Variance guard (variance_guard.*)

What it controls. VE enablement/correction knobs including the predictive gate and min-effect semantics.

Where documented.

  • docs/assurance/07-ve-gate-power.md (power + sidedness + tier knobs)
  • docs/assurance/09-tier-v1-calibration.md (min-effect recalibration)

Keys.

  • predictive_gate (policy) — when true, VE only enables if the predictive A/B gate passes (report records variance.predictive_gate.*).
  • predictive_one_sided (calibrated policy) — one-sided improvement gate semantics (Balanced) vs two-sided CI (Conservative); see docs/assurance/07-ve-gate-power.md.
  • min_effect_lognll (calibrated) — minimum absolute improvement required for VE enablement; derived from z·σ̂/√n per tier, see docs/assurance/07-ve-gate-power.md.
  • deadband (policy) — ignores small proposed adjustments (prevents “flicker”/tiny rescaling).
  • min_abs_adjust (policy) — absolute floor on per-module |scale − 1| before a proposed scale is considered.
  • max_scale_step (policy) — per-module maximum |scale − 1| applied in a single run (caps correction aggressiveness).
  • topk_backstop (policy) — backstop that allows selecting the top candidate scale when filtering would otherwise produce no usable scales.
  • max_adjusted_modules (policy) — optional cap on how many modules receive a scale in one run (0 means “no cap”).
  • tap (policy) — module-name pattern(s) that define where VE is allowed to attach.

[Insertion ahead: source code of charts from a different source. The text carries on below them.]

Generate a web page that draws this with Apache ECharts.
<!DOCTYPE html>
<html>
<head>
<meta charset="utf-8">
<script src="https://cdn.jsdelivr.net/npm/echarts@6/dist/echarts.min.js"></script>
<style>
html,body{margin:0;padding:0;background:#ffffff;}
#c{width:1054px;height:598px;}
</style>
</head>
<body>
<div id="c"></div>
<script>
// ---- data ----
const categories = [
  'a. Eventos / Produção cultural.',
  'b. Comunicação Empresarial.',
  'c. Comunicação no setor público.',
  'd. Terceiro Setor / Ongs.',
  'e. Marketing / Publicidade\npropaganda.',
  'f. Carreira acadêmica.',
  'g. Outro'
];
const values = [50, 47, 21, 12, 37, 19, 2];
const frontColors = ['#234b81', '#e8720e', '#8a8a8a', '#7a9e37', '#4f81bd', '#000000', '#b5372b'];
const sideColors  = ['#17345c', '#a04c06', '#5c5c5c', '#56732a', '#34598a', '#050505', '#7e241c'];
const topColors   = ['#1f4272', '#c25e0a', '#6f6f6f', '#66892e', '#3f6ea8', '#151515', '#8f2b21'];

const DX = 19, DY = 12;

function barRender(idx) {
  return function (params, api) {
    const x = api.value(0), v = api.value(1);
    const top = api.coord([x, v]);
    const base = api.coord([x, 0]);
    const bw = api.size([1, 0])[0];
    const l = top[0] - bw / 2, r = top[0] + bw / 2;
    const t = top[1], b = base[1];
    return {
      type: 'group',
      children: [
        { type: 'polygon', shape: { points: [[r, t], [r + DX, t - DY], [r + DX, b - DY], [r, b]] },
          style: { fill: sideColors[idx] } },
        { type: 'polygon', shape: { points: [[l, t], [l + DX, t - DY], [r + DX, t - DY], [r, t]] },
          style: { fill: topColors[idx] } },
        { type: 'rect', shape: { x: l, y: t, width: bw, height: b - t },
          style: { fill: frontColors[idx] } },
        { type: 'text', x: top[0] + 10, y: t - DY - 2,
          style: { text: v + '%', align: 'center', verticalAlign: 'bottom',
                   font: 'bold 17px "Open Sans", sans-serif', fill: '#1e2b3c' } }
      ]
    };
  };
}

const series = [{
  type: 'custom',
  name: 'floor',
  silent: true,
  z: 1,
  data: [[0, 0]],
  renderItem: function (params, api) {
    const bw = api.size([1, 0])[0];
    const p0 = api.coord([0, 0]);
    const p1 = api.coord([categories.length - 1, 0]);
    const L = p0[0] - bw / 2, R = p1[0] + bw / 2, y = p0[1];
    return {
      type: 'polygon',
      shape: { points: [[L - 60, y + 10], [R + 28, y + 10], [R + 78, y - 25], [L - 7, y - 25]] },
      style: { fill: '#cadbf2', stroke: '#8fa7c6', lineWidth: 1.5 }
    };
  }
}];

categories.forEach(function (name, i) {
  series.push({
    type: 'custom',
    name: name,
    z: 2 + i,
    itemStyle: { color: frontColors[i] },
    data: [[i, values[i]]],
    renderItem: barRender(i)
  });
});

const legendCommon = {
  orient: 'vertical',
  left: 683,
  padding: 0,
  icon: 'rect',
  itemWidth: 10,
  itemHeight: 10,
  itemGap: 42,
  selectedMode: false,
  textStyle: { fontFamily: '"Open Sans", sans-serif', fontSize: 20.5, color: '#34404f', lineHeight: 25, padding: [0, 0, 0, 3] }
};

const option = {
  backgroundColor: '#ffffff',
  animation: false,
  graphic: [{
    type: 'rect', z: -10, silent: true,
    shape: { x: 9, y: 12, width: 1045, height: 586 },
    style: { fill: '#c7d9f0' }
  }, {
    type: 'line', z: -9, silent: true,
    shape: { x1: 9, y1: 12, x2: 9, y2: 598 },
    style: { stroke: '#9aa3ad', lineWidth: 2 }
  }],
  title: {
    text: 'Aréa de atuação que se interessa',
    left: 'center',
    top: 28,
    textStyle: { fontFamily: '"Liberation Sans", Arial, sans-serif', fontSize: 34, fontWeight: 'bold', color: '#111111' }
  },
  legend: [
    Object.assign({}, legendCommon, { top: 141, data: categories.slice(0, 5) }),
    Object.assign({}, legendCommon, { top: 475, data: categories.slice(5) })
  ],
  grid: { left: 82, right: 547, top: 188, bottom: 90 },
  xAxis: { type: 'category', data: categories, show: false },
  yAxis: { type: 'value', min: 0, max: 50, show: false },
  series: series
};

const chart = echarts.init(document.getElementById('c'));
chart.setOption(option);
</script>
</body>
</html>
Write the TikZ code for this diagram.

Rationale: the tap must match the edited sublayer for provenance and reproducibility; see “Provenance & tap” in docs/assurance/07-ve-gate-power.md.

Observability.

  • Evidence: variance.{enabled,predictive_gate,ab_test,scope,proposed_scales}
  • Resolved policy: resolved_policy.variance

Troubleshooting

  • Overrides not taking effect: ensure INVARLOCK_CONFIG_ROOT points to a directory containing runtime/tiers.yaml.
  • Aggressive tier usage: this tier is research-only and outside the safety case; prefer balanced or conservative.

Observability

  • Resolved policies appear under resolved_policy.* in reports.
  • The CLI invarlock report explain prints gate decisions and policy digests.